Code is running on rtx4090 and driver 552.12.

Could you quantify that performance degradation with absolute numbers please?
What differences in performance with how many shaders of what complexity are we talking about?

I shortly tested that with my MDL_renderer example and the scene description scene_mdl_vMaterials.txt and I see a small difference between optixTrace and optixTraverse/Invoke inside the non-SER code path of the integrator which is like 113.25 vs. 112.6 samples per seconds on an RTX 6000 Ada running Widows 10 and 545.84 drivers.
(Same as used here: https://forums.developer.nvidia.com/t/optix-advanced-samples-on-github/48410/14 )
I’m not using a lot of different hit records. That renderer is configuring materials with a few similar hit programs and the rest is done with direct callable programs.

So I would expect a minor difference, maybe due to some hit object data handling.

I would need to test R550 drivers next week if you see anything worse.

Have you checked with Nsight Compute if there is any obvious difference in behavior between the two modes?

If you’re not using optixReorder, there is not much incentive to replace optixTrace against optixTraverse/Involke just because you can.
There are some methods where optixTraverse can be used instead of optixTrace, like the quick shadow ray test shown inside the optixPathTracer example which also does SER.

OK… I think I have found the reason. In the more complex scenes I am also casting occlusion rays, and these were done using optixTrace() also when optixTraverse(); optixInvoke() was used for radiance. Mixing these two approaches gives me slowdown of ~20%. When I swich everywhere to optixTraverse(); optixInvoke() the slowdown is ~1%.
This is anyway important to know, since I’d like to cast 2-3 radiance rays from the primary hit position, re-using manually created hit object. Now I am doing this including also the traversal of the primary ray each time with the optixTrace(). So I know that the change requires changing also that part with occlusion rays.

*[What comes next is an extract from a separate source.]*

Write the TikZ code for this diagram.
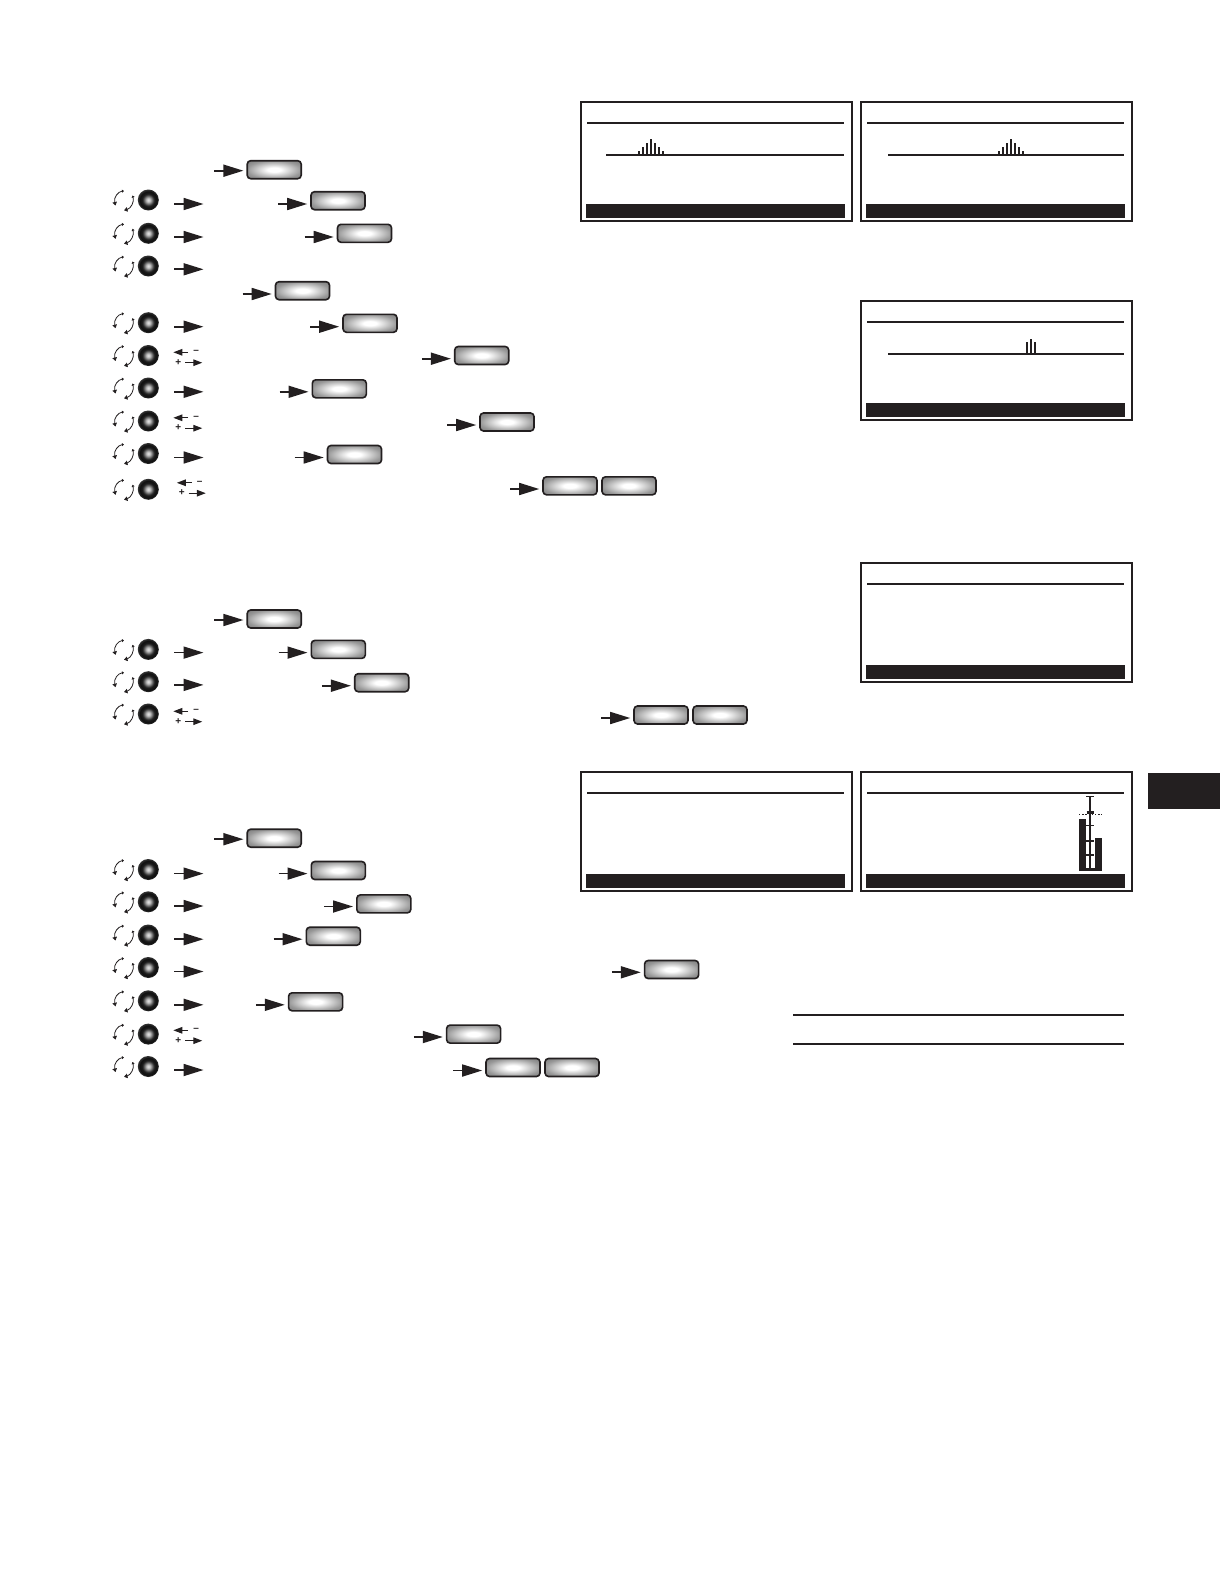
\documentclass[tikz,border=0pt]{standalone}
\usepackage{fontspec}
\setmainfont{Liberation Sans}
\usetikzlibrary{arrows.meta,shadings,calc}
\definecolor{ink}{HTML}{231F20}
\pgfdeclareradialshading{btnshade}{\pgfpoint{0bp}{0bp}}{color(0bp)=(white);color(6bp)=(white);color(25bp)=(black!40);color(35bp)=(black!52);color(50bp)=(black!52)}
\pgfdeclareradialshading{knobshade}{\pgfpoint{0bp}{0bp}}{color(0bp)=(black!12);color(4bp)=(black!22);color(9bp)=(black!55);color(14bp)=(black!88);color(20bp)=(black!94);color(25bp)=(black!80);color(50bp)=(black!80)}
\tikzset{
  btnbox/.style={draw=ink,line width=1.6pt,rounded corners=3.5pt,minimum width=54pt,minimum height=18pt,inner sep=0pt,shading=btnshade},
  knobdisc/.style={circle,minimum size=21pt,inner sep=0pt,draw=none,shading=knobshade},
  conn/.style={draw=ink,line width=1.7pt,-{Triangle[length=20pt,width=12pt]}},
  mini/.style={draw=ink,line width=1.2pt,-{Triangle[length=9pt,width=6.5pt]}},
  ring/.style={draw=ink,line width=.8pt,{Triangle[length=2pt,width=3pt]}-{Triangle[length=3.5pt,width=4.5pt]}},
  sign/.style={inner sep=0pt,font=\bfseries\fontsize{10pt}{10pt}\selectfont,text=ink},
  frame/.style={draw=ink,line width=2pt,fill=white},
  rule/.style={draw=ink,line width=2pt},
  band/.style={fill=ink,draw=none},
  spike/.style={draw=ink,line width=2pt}
}
\newcommand\btn[3]{\node[btnbox] (#1) at (#2,#3) {};}
\newcommand\into[2]{\coordinate (#1s) at ($(#1.west)+(-32,0)$);\coordinate (#1t) at (#1s |- 0,#2);\coordinate (#1e) at ($(#1.west |- 0,#2)+(-3,0)$);\draw[conn] (#1t) -- (#1e);}
\newcommand\knob[2]{\node[knobdisc] (#1) at (148.3,#2) {};
 \coordinate (#1c) at (124,#2+.5);
 \draw[ring] ($(#1c)+(0,-9.5)$) .. controls ($(#1c)+(-6,-9)$) and ($(#1c)+(-10.5,-3)$) .. ($(#1c)+(-8.5,5)$);
 \draw[ring] ($(#1c)+(8.5,-5)$) .. controls ($(#1c)+(10.5,1)$) and ($(#1c)+(7,8)$) .. ($(#1c)+(0,9.8)$);}
\newcommand\fwd[2]{\coordinate (#1a) at (174,#2);\coordinate (#1b) at (203.5,#2);\draw[conn] (#1a) -- (#1b);}
\newcommand\plusminus[3]{%
 \coordinate (#1ua) at (188+#3,#2-5.2);\coordinate (#1ub) at (173.3+#3,#2-5.2);
 \draw[mini] (#1ua) -- (#1ub);
 \coordinate (#1la) at (185+#3,#2+5.2);\coordinate (#1lb) at (202.3+#3,#2+5.2);
 \draw[mini] (#1la) -- (#1lb);
 \node[sign] (#1m) at (196.2+#3,#2-5.4) {–};
 \node[sign] (#1q) at (178.3+#3,#2+5.0) {+};}
\newcommand\screen[3]{%
 \node[frame,minimum width=271pt,minimum height=119pt,inner sep=0pt,anchor=north west] (#1) at (#3,#2) {};
 \fill[band] (#3+5.8,#2+102.5) rectangle (#3+265,#2+117);
 \draw[rule] (#3+7,#2+22) -- (#3+264,#2+22);}
\begin{document}
\begin{tikzpicture}[x=1pt,y=-1pt]
\useasboundingbox (0,0) rectangle (1224,1584);
\fill[white] (0,0) rectangle (1224,1584);

% ---------- section 1
\btn{a0}{274.2}{169.7}\into{a0}{170.7}
\knob{ka1}{200}\fwd{fa1}{204}\btn{a1}{338}{200.7}\into{a1}{204}
\knob{ka2}{233.3}\fwd{fa2}{237}\btn{a2}{364.5}{233.3}\into{a2}{237}
\knob{ka3}{266}\fwd{fa3}{269.3}
\btn{a3}{302.5}{290.7}\into{a3}{294}
\knob{ka4}{322.7}\fwd{fa4}{326.7}\btn{a4}{370}{323.3}\into{a4}{326.7}
\knob{ka5}{355.5}\plusminus{da5}{357.5}{0}\btn{a5}{481.7}{355.5}\into{a5}{358.7}
\knob{ka6}{388}\fwd{fa6}{391.8}\btn{a6}{339.3}{388.8}\into{a6}{391.8}
\knob{ka7}{421}\plusminus{da7}{423}{0}\btn{a7}{507}{422}\into{a7}{425}
\knob{ka8}{453.5}\fwd{fa8}{457.5}\btn{a8}{354.5}{454.5}\into{a8}{457.5}
\knob{ka9}{489.3}\plusminus{da9}{488}{3.5}\btn{a9}{570}{485.8}\btn{a10}{629}{485.8}\into{a9}{489}

% ---------- section 2
\btn{b0}{274.2}{619}\into{b0}{620}
\knob{kb1}{649.4}\fwd{fb1}{652.6}\btn{b1}{338.3}{649.4}\into{b1}{652.6}
\knob{kb2}{681.7}\fwd{fb2}{684.9}\btn{b2}{381.7}{682.7}\into{b2}{685.7}
\knob{kb3}{714}\plusminus{db3}{716.5}{0}\btn{b3}{661}{715}\btn{b4}{720}{715}\into{b3}{718}

% ---------- section 3
\btn{c0}{274.2}{838.2}\into{c0}{839.2}
\knob{kc1}{869.5}\fwd{fc1}{873.6}\btn{c1}{338.3}{870.5}\into{c1}{873.6}
\knob{kc2}{901.8}\fwd{fc2}{906}\btn{c2}{383.8}{903.9}\into{c2}{906.5}
\knob{kc3}{935}\fwd{fc3}{939.2}\btn{c3}{333.3}{936.2}\into{c3}{939.2}
\knob{kc4}{967.5}\fwd{fc4}{971.5}\btn{c4}{671.6}{969.5}\into{c4}{972.3}
\knob{kc5}{1000.8}\fwd{fc5}{1004.8}\btn{c5}{315.6}{1001.8}\into{c5}{1004.8}
\knob{kc6}{1034.1}\plusminus{dc6}{1035.5}{0}\btn{c6}{473.6}{1034.1}\into{c6}{1037}
\knob{kc7}{1066.5}\fwd{fc7}{1070}\btn{c7}{513}{1067.5}\btn{c8}{572}{1067.5}\into{c7}{1070.5}

% ---------- screens
\screen{s1}{101}{580}
\draw[rule] (606,155) -- (844,155);
\foreach \x/\h in {639/4,643/8,647/12,651/16,655/12,659/8,663/4}{\draw[spike] (\x,155) -- (\x,155-\h);}
\screen{s2}{101}{860}
\draw[rule] (888,155) -- (1124,155);
\foreach \x/\h in {999/4,1003/8,1007/12,1011/16,1015/12,1019/8,1023/4}{\draw[spike] (\x,155) -- (\x,155-\h);}
\screen{s3}{300}{860}
\draw[rule] (888,353.5) -- (1124,353.5);
\foreach \x/\h in {1027/12,1031/15,1035/12}{\draw[spike] (\x,353.5) -- (\x,353.5-\h);}
\screen{s4}{562}{860}
\screen{s5}{771}{580}
\screen{s6}{771}{860}

% tuner bars in s6
\fill[ink] (1079,819.3) rectangle (1086,871);
\fill[ink] (1094.7,838.3) rectangle (1101.7,871);
\fill[ink] (1079,867.5) rectangle (1101.7,871);
\draw[draw=ink,line width=1.8pt] (1090,796.7) -- (1090,868);
\draw[draw=ink,line width=1.5pt] (1086,796.7) -- (1094,796.7);
\draw[draw=ink,line width=1.5pt] (1086,825.7) -- (1094,825.7);
\draw[draw=ink,line width=1.5pt] (1086,841) -- (1094,841);
\draw[draw=ink,line width=1.5pt] (1086,855) -- (1094,855);
\draw[draw=ink,line width=3pt] (1086.5,812.3) -- (1093.5,812.3);
\draw[draw=ink,line width=1pt,dash pattern=on 1.4pt off 1.8pt] (1079,814) -- (1102,814);

% free rules and tab
\draw[rule] (793,1015) -- (1124,1015);
\draw[rule] (793,1043.5) -- (1124,1043.5);
\fill[ink] (1148,772.7) rectangle (1220,809);
\end{tikzpicture}
\end{document}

I started yesterday with testing SER, but got significantly worse performance and started investigating… that was the aim of running optixTraverse(); optixInvoke() without SER.

Mixing these two approaches gives me slowdown of ~20%.

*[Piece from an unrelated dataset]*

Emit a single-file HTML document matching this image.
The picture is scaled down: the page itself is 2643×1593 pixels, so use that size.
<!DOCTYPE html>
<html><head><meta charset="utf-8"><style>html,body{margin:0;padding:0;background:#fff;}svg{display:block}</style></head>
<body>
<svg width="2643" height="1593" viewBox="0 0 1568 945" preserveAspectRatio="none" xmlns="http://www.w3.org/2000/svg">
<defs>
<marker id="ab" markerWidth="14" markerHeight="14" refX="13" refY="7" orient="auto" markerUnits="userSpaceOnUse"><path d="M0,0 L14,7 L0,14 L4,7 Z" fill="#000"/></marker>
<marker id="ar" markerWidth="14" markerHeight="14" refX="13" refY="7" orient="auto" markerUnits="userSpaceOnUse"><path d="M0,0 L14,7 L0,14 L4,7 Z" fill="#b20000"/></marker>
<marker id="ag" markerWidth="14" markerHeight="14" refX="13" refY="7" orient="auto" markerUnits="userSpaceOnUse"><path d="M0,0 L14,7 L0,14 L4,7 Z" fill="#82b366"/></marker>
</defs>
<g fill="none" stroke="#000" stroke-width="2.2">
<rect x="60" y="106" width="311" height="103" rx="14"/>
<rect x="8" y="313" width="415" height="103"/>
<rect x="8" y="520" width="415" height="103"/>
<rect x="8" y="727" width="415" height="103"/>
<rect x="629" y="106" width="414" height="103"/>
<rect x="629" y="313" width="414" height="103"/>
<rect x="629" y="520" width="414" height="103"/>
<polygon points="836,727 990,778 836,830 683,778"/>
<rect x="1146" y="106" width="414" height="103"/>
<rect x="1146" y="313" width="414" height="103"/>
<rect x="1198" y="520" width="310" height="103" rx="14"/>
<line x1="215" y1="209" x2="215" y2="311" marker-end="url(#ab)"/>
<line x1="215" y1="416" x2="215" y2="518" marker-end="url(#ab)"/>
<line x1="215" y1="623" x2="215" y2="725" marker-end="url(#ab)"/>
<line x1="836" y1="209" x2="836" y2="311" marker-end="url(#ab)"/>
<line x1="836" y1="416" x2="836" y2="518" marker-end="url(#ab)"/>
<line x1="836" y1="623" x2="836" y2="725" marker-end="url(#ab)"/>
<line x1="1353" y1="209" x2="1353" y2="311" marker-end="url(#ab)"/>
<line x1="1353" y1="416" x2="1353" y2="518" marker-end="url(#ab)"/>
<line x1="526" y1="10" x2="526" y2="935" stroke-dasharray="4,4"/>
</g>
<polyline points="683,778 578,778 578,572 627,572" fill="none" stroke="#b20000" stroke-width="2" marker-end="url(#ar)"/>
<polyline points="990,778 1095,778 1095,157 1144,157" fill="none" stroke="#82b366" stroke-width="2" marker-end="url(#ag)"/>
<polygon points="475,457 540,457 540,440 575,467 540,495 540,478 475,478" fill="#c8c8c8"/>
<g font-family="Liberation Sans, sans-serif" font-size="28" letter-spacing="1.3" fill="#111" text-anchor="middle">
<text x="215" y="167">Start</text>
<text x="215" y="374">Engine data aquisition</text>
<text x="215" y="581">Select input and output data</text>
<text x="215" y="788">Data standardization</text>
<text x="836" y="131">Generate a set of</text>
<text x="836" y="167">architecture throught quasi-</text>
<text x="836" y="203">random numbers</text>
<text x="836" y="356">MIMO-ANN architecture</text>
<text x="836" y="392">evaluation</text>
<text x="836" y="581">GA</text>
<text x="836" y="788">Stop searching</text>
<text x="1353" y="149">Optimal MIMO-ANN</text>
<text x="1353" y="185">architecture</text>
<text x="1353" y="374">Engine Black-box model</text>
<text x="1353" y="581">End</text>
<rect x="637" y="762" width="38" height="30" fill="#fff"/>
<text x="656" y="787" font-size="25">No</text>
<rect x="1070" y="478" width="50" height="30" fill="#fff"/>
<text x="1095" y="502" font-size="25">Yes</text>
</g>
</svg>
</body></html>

Now that is actually weird. That is not what I have seen above.

I only changed the radiance ray shot inside the ray generation program from optixTrace to optixTraverse/Invoke:
https://github.com/NVIDIA/OptiX_Apps/blob/master/apps/MDL_renderer/shaders/raygeneration.cu#L176
I did not change the shadow ray shot inside the hit programs:
https://github.com/NVIDIA/OptiX_Apps/blob/master/apps/MDL_renderer/shaders/hit.cu#L454

This is anyway important to know, since I’d like to cast 2-3 radiance rays from the primary hit position

From which program domain?
I’m not doing that. Radiance rays are only shot from the ray generation program. There is no recursion in my path tracers at all.
The ray generation program is also where the optixReorder belongs.

re-using manually created hit object.

Why though? There is an implicit hit object after optixTraverse. You’re saving that into a manually generated hit object to be able to reuse it for the following optixTraverse calls? (Code would be helpful.)

(Sidenote issue about hit objects and transformations:
https://forums.developer.nvidia.com/t/understanding-optixtransformnormalfromobjecttoworldspace/285169 )

I started yesterday with testing SER, but got significantly worse performance and started investigating

It can still be that SER is a loss when you’re using too much local memory.
Please read the very first link I posted above with performance experiments I had done.